# Logistic Regression

In this section we are going to show how we can solve logistic regression using only NumPy.

In [1]:
import numpy as np

We are dealing with a classification problem and are trying to predict the probability of a sample $i$ to belong to the class **1**, given the feature vector $\mathbf{x}$. For that purpose we are going to fit the weights $\mathbf{w}$ such that $\sigma(z)$ is close to 1, when the true label $y$ is 1 and $\sigma(z)$ is 0 when the $y$ is 0.

$\sigma(z) = \dfrac{1}{1 + e^{-z}}$, where $z = {\mathbf{x}\mathbf{w}^T+b}$

We use the `make_classification` function from sklearn to create a binary classification dataset with 100 samples and 10 features.

In [2]:
import sklearn.datasets as datasets
X, y = datasets.make_classification(n_samples=100, n_features=10)

In [3]:
# we reshape the data from (100,) to (100, 1)
y = y.reshape(100, 1)

We initialize weights $\mathbf{w}$ and the bias $b$ using the standard normal distribution.

In [4]:
w = np.random.randn(1, 10)
b = np.random.randn(1, 1)

Very few hyperparameters are required for logistic regression.

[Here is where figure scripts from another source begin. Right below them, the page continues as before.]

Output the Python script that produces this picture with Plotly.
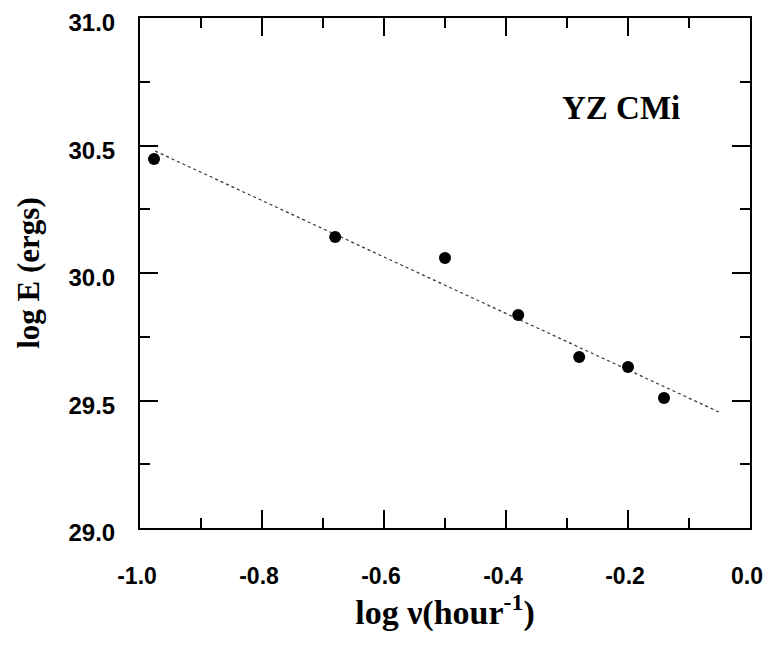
import plotly.graph_objects as go

# flare energy vs flare frequency, YZ CMi
log_nu = [-0.977, -0.680, -0.500, -0.380, -0.280, -0.200, -0.141]
log_E = [30.447, 30.141, 30.059, 29.835, 29.671, 29.631, 29.510]

# fitted line end points
fit_x = [-0.975, -0.051]
fit_y = [30.478, 29.455]

fig = go.Figure()
fig.add_trace(go.Scatter(x=fit_x, y=fit_y, mode="lines",
                         line=dict(color="#333333", width=1.2, dash="dot"),
                         showlegend=False))
fig.add_trace(go.Scatter(x=log_nu, y=log_E, mode="markers",
                         marker=dict(color="black", size=12),
                         showlegend=False))

axis_common = dict(
    showline=True, linecolor="black", linewidth=2, mirror="ticks",
    ticks="inside", ticklen=18, tickwidth=1.5, tickcolor="black",
    showgrid=False, zeroline=False, automargin=False, ticklabeloverflow="allow",
    tickfont=dict(family="Liberation Sans", size=24, color="black", weight="bold"),
)

fig.update_xaxes(range=[-1.0, 0.0], tickvals=[-1.0, -0.8, -0.6, -0.4, -0.2, 0.0],
                 ticktext=["-1.0", "-0.8", "-0.6", "-0.4", "-0.2", "0.0"],
                 ticklabelstandoff=26, ticklabelshift=-3,
                 minor=dict(dtick=0.1, ticks="inside", ticklen=10, tickcolor="black", tickwidth=1.5),
                 title=dict(text="log ν(hour<sup>-1</sup>)", standoff=12,
                            font=dict(family="Liberation Serif", size=34, color="black", weight="bold")),
                 **axis_common)
fig.update_xaxes(tickfont_size=23)
fig.update_yaxes(range=[29.0, 31.0], tickvals=[29.0, 29.5, 30.0, 30.5, 31.0],
                 ticktext=["29.0", "29.5", "30.0", "30.5", "31.0"],
                 ticklabelstandoff=18, ticklabelshift=5,
                 minor=dict(dtick=0.25, ticks="inside", ticklen=10, tickcolor="black", tickwidth=1.5),
                 title=dict(text="log E (ergs)", standoff=20,
                            font=dict(family="Liberation Serif", size=31, color="black", weight="bold")),
                 **axis_common)

fig.add_annotation(x=-0.211, y=30.647, text="YZ CMi", showarrow=False,
                   font=dict(family="Liberation Serif", size=33, color="black", weight="bold"))

# page has an 8px body margin, so keep the figure inside the window
fig.update_layout(width=763, height=638, plot_bgcolor="white", paper_bgcolor="white",
                  margin=dict(l=132, r=21, t=10, b=118))

fig.write_html("out.html")
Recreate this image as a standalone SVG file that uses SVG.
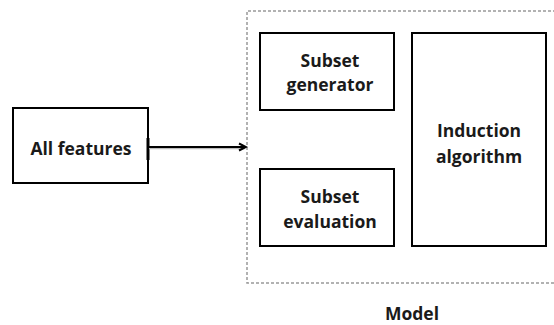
<svg xmlns="http://www.w3.org/2000/svg" width="554" height="325" viewBox="0 0 554 325">
<style>
.box{fill:#fff;stroke:#000;stroke-width:2}
.lbl{font-family:"Open Sans","DejaVu Sans",sans-serif;font-weight:bold;font-size:17.5px;fill:#1a1a1a;text-anchor:middle}
.frame{fill:none;stroke:#999;stroke-width:1.5;stroke-dasharray:3 2}
</style>
<defs>
<marker id="arr" markerWidth="10" markerHeight="10" refX="8" refY="5" orient="auto" markerUnits="userSpaceOnUse">
<path d="M1,1.5 L8,5 L1,8.5" fill="none" stroke="#000" stroke-width="2"/>
</marker>
</defs>
<rect width="554" height="325" fill="#fff"/>
<g id="model">
<path class="frame" d="M556,11 H247 V283 H556"/>
<text class="lbl" x="412" y="320">Model</text>
</g>
<g id="all-features">
<rect class="box" x="13" y="108" width="135" height="75"/>
<text class="lbl" x="81" y="155">All features</text>
</g>
<g id="subset-generator">
<rect class="box" x="260" y="33" width="134" height="77"/>
<text class="lbl" x="330" y="67">Subset</text>
<text class="lbl" x="330" y="91">generator</text>
</g>
<g id="subset-evaluation">
<rect class="box" x="260" y="169" width="134" height="77"/>
<text class="lbl" x="330" y="203">Subset</text>
<text class="lbl" x="330" y="228">evaluation</text>
</g>
<g id="induction-algorithm">
<rect class="box" x="412" y="33" width="134" height="213"/>
<text class="lbl" x="479" y="137">Induction</text>
<text class="lbl" x="479" y="163">algorithm</text>
</g>
<g id="connectors">
<line x1="148" y1="138" x2="148" y2="160" stroke="#000" stroke-width="3"/>
<line x1="149" y1="148.5" x2="245" y2="148.5" stroke="#bbb" stroke-width="1.5"/>
<line x1="149" y1="147" x2="246" y2="147" stroke="#000" stroke-width="2" marker-end="url(#arr)"/>
</g>
</svg>
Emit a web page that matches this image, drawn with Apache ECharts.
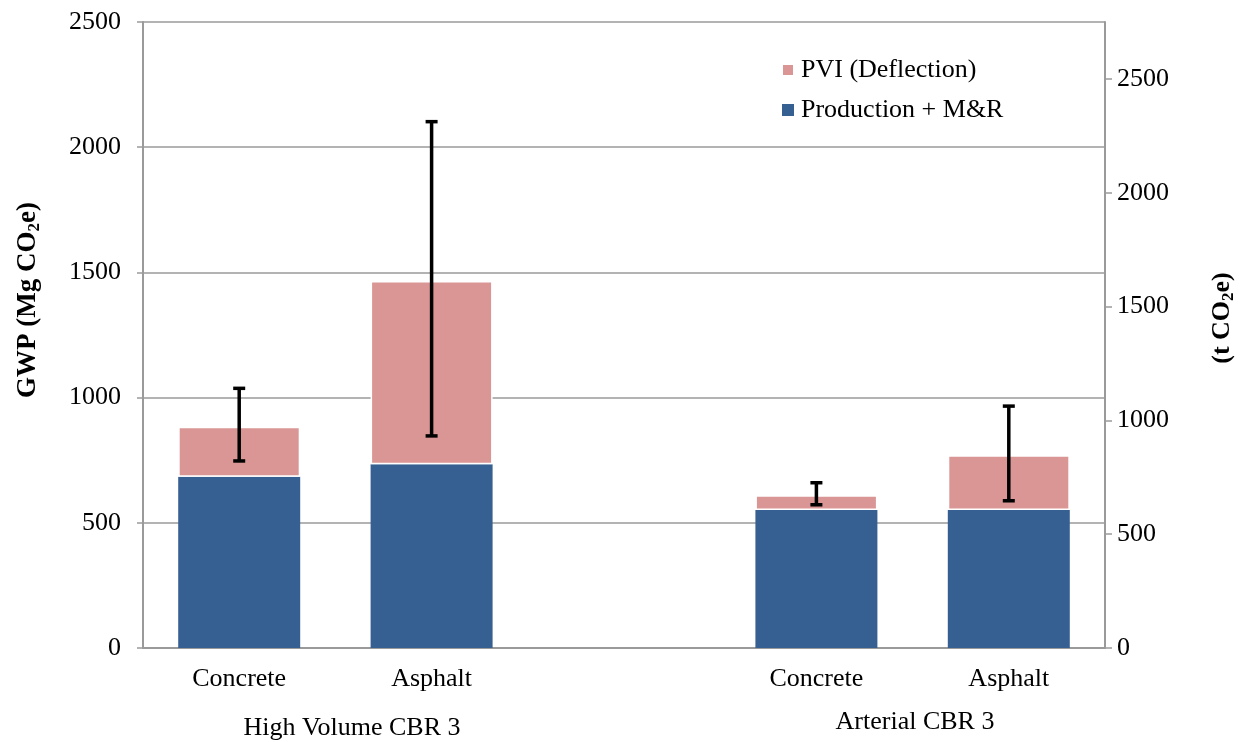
<!DOCTYPE html>
<html>
<head>
<meta charset="utf-8">
<script src="https://cdn.jsdelivr.net/npm/echarts@6/dist/echarts.min.js"></script>
<style>
html,body{margin:0;padding:0;background:#fff;}
#chart{width:1242px;height:742px;}
</style>
</head>
<body>
<div id="chart"></div>
<script>
var categories = ['Concrete', 'Asphalt', '', 'Concrete', 'Asphalt'];
var groupLabels = ['High Volume CBR 3', 'Arterial CBR 3'];
var production = [684, 734, null, 551, 551];
var pvi = [200, 732, null, 59, 219];
var errLow = [747, 847, null, 572, 588];
var errHigh = [1037, 2102, null, 660, 966];
var leftTicks = [0, 500, 1000, 1500, 2000, 2500];
var rightTicks = [0, 500, 1000, 1500, 2000, 2500];

var FONT = "'Liberation Serif', 'Times New Roman', serif";
var GRAY = '#9a9a9a';

var errData = [];
for (var i = 0; i < categories.length; i++) {
  if (errLow[i] != null) errData.push([i, errLow[i], errHigh[i]]);
}
function plain(v) { return String(v); }

function nameRich(size) {
  return {
    b: {fontFamily: FONT, fontSize: size, fontWeight: 'bold', fill: '#000', color: '#000', lineHeight: 30, verticalAlign: 'middle'},
    s: {fontFamily: FONT, fontSize: 17, fontWeight: 'bold', fill: '#000', color: '#000', lineHeight: 14, verticalAlign: 'bottom'}
  };
}

var chart = echarts.init(document.getElementById('chart'), null, {renderer: 'canvas'});
chart.setOption({
  animation: false,
  backgroundColor: '#fff',
  grid: {left: 143, right: 137, top: 22, bottom: 94, containLabel: false, outerBoundsMode: 'none'},
  legend: {
    orient: 'vertical',
    left: 776, top: 52,
    itemWidth: 12, itemHeight: 12, itemGap: 14,
    icon: 'rect',
    data: ['PVI (Deflection)', 'Production + M&R'],
    textStyle: {fontFamily: FONT, fontSize: 26, color: '#000', padding: [0, 0, 0, 2]}
  },
  xAxis: {
    type: 'category',
    data: categories,
    axisLine: {lineStyle: {color: GRAY, width: 2}},
    axisTick: {show: false},
    axisLabel: {fontFamily: FONT, fontSize: 26, color: '#000', margin: 18, interval: 0},
    splitLine: {show: false}
  },
  yAxis: [{
    type: 'value', min: 0, max: 2500, interval: 500,
    position: 'left',
    axisLine: {show: true, lineStyle: {color: GRAY, width: 2}},
    axisTick: {show: true, length: 6, lineStyle: {color: GRAY, width: 1.5}, customValues: leftTicks},
    axisLabel: {fontFamily: FONT, fontSize: 26, color: '#000', margin: 22, customValues: leftTicks, formatter: plain},
    splitLine: {show: true, lineStyle: {color: GRAY, width: 1.5}}
  }, {
    type: 'value', min: 0, max: 2750, interval: 500,
    position: 'right',
    axisLine: {show: true, lineStyle: {color: GRAY, width: 2}},
    axisTick: {show: true, length: 7, lineStyle: {color: GRAY, width: 1.5}, customValues: rightTicks},
    axisLabel: {fontFamily: FONT, fontSize: 26, color: '#000', margin: 12, customValues: rightTicks, formatter: plain},
    splitLine: {show: false}
  }],
  series: [{
    name: 'Production + M&R',
    type: 'bar', stack: 'gwp',
    barWidth: 122,
    data: production,
    itemStyle: {color: '#376092'}
  }, {
    name: 'PVI (Deflection)',
    type: 'bar', stack: 'gwp',
    barWidth: 122,
    data: pvi,
    itemStyle: {color: '#D99694', borderColor: '#ffffff', borderWidth: 1.5}
  }, {
    name: 'err',
    type: 'custom',
    data: errData,
    z: 10,
    encode: {x: 0, y: [1, 2]},
    renderItem: function (params, api) {
      var x = api.value(0);
      var lo = api.coord([x, api.value(1)]);
      var hi = api.coord([x, api.value(2)]);
      var hw = 6;
      var st = {stroke: '#000', lineWidth: 3.5};
      return {
        type: 'group',
        children: [
          {type: 'line', shape: {x1: lo[0], y1: lo[1], x2: hi[0], y2: hi[1]}, style: st},
          {type: 'line', shape: {x1: lo[0] - hw, y1: lo[1], x2: lo[0] + hw, y2: lo[1]}, style: st},
          {type: 'line', shape: {x1: hi[0] - hw, y1: hi[1], x2: hi[0] + hw, y2: hi[1]}, style: st}
        ]
      };
    }
  }],
  graphic: [
    {type: 'text', x: 352, y: 728, style: {text: groupLabels[0], fontFamily: FONT, fontSize: 26, fill: '#000', align: 'center', verticalAlign: 'middle'}},
    {type: 'text', x: 915, y: 722, style: {text: groupLabels[1], fontFamily: FONT, fontSize: 26, fill: '#000', align: 'center', verticalAlign: 'middle'}},
    {type: 'text', x: 28, y: 300, rotation: Math.PI / 2,
      style: {text: '{b|GWP (Mg CO}{s|2}{b|e)}', align: 'center', verticalAlign: 'middle', rich: nameRich(27)}},
    {type: 'text', x: 1222, y: 318, rotation: Math.PI / 2,
      style: {text: '{b|(t CO}{s|2}{b|e)}', align: 'center', verticalAlign: 'middle', rich: nameRich(26)}}
  ]
});
</script>
</body>
</html>
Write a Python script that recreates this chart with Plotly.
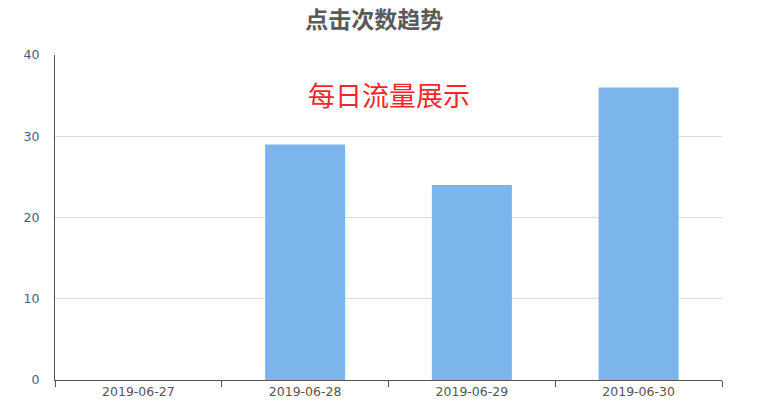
import plotly.graph_objects as go

dates = ['2019-06-27', '2019-06-28', '2019-06-29', '2019-06-30']
clicks = [0, 29, 24, 36]
y_ticks = [0, 10, 20, 30, 40]

fig = go.Figure(go.Bar(x=dates, y=clicks, marker_color='#7cb5ec',
                       marker_line_width=0, hoverinfo='x+y'))

# page shows an 8px body margin, so the figure is shifted by that amount
fig.update_layout(
    width=766, height=410,
    margin=dict(l=47, r=52, t=47, b=38),
    paper_bgcolor='white', plot_bgcolor='white',
    bargap=0.52,
    showlegend=False,
    font=dict(family='DejaVu Sans, sans-serif', color='#666666', size=12),
    title=dict(text='<b>点击次数趋势</b>', x=0.478, xanchor='center', y=0.97, yanchor='middle',
               font=dict(family='Noto Sans CJK SC', size=23, color='#5a5a5a')),
    annotations=[dict(text='每日流量展示', xref='paper', yref='paper', x=0.501, y=0.88,
                      xanchor='center', yanchor='middle', showarrow=False,
                      font=dict(family='Noto Sans CJK SC', size=27, color='#f0282d'))],
)
fig.update_xaxes(type='category', showline=True, linecolor='#555555', linewidth=1.2,
                 ticks='outside', tickson='boundaries', ticklen=6, tickcolor='#555555',
                 showgrid=False, tickfont=dict(size=12.5, color='#555555'))
fig.update_yaxes(range=[0, 40], tickvals=y_ticks, showline=True, linecolor='#555555', linewidth=1.2,
                 gridcolor='#dddddd', zeroline=False, ticks='', ticklabelstandoff=12,
                 tickfont=dict(size=12.5, color='#4a5a80'))

fig.write_html("out.html")
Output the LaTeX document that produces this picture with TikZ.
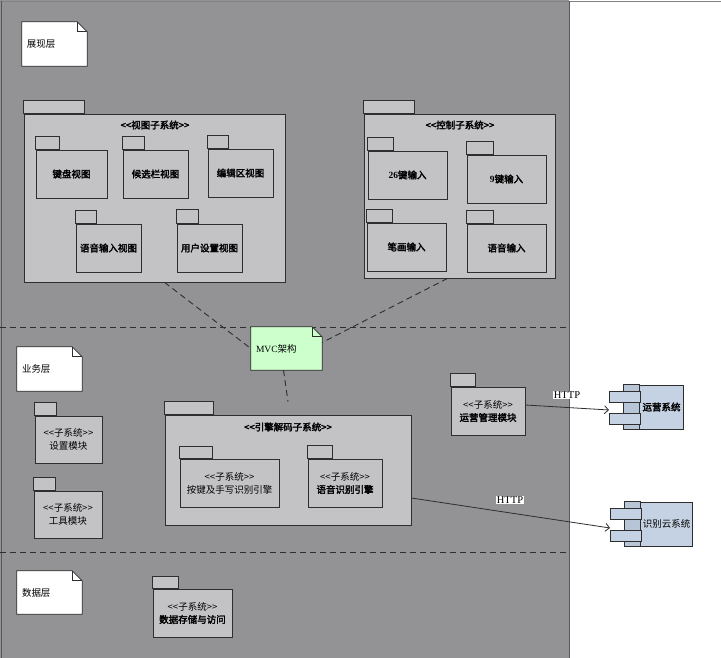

The learning rate and the number of epochs are sufficient in our case.

In [5]:
# hyperparameters
alpha = 0.1
epochs = 100

Below we implement logistic regression.

1. We start by calculating $\sigma(\mathbf{z})$, the probability vector. Each of $n$ elements calculates the probability that the element $i$ belongs to category 1.
2. We calcualte the partial derivatives based on the cross-entropy loss $H = \dfrac{1}{n} \sum_i^n -\Big[y^{(i)} \ln\big(\sigma(z^{(i)})\big) + \big(1 - y^{(i)}\big)\ln\big(1 - \sigma(z^{(i)})\big)\Big] $

$\dfrac{\partial H}{\partial \sigma^{(i)}} = - \Big(y^{(i)} \dfrac{1}{\sigma^{(i)}} - (1 - y^{(i)}) \dfrac{1}{1 - \sigma^{(i)}} \Big)$

$\dfrac{\partial \sigma^{(i)}}{\partial z^{(i)}} = \sigma^{(i)}(1 - \sigma^{(i)})$

$\dfrac{\partial z^{(i)}}{\partial w_j^{(i)}} = x_j^{(i)}, \dfrac{\partial z^{(i)}}{\partial b^{(i)}} = 1$

3. And we apply the chain rule
$\dfrac{\partial H}{\partial w_j} = \dfrac{1}{n}\sum^n_i \dfrac{\partial H}{\partial \sigma^{(i)}} \dfrac{\partial \sigma^{(i)}}{\partial z^{(i)}} \dfrac{\partial z^{(i)}}{\partial w^{(i)}_j}$

3. Finally we apply batch gradient descent $\mathbf{w} := \mathbf{w} - \alpha \mathbf{\nabla}$ and $b := b - \alpha \dfrac{\partial L}{\partial b}$.

In [6]:
for epoch in range(epochs):
    # 1. calculate predicted probabilities
    z = X @ w.T + b
    sigma = 1 / (1 + np.exp(-z))

    if epoch % 10 == 0:
        cross_entropy = -(y * np.log(sigma) + (1-y) * np.log(1 - sigma)).mean()
        print(f"Epoch: {epoch} | Cross Entropy: {cross_entropy:.4f}",)
    
    # 2. calculate the partial derivatives 
    dH_dsigma = -(y * (1 / sigma) - (1 - y) * (1 / (1 - sigma)))
    dsigma_dz = sigma * (1 - sigma)
    dz_dx = X
    dz_db = 1
    
    # 3. apply the chain rule
    grad_w = (dH_dsigma * dsigma_dz * dz_dx).mean(axis=0)
    grad_b = (dH_dsigma * dsigma_dz * dz_db).mean()
    
    # 4. apply batch gradient descent
    w = w - alpha * grad_w
    b = b - alpha * grad_b

Epoch: 0 | Cross Entropy: 0.7766
Epoch: 10 | Cross Entropy: 0.6268
Epoch: 20 | Cross Entropy: 0.5355
Epoch: 30 | Cross Entropy: 0.4750
Epoch: 40 | Cross Entropy: 0.4319
Epoch: 50 | Cross Entropy: 0.3996
Epoch: 60 | Cross Entropy: 0.3743
Epoch: 70 | Cross Entropy: 0.3541
Epoch: 80 | Cross Entropy: 0.3375
Epoch: 90 | Cross Entropy: 0.3238


The loss decreases over the period of 100 epochs.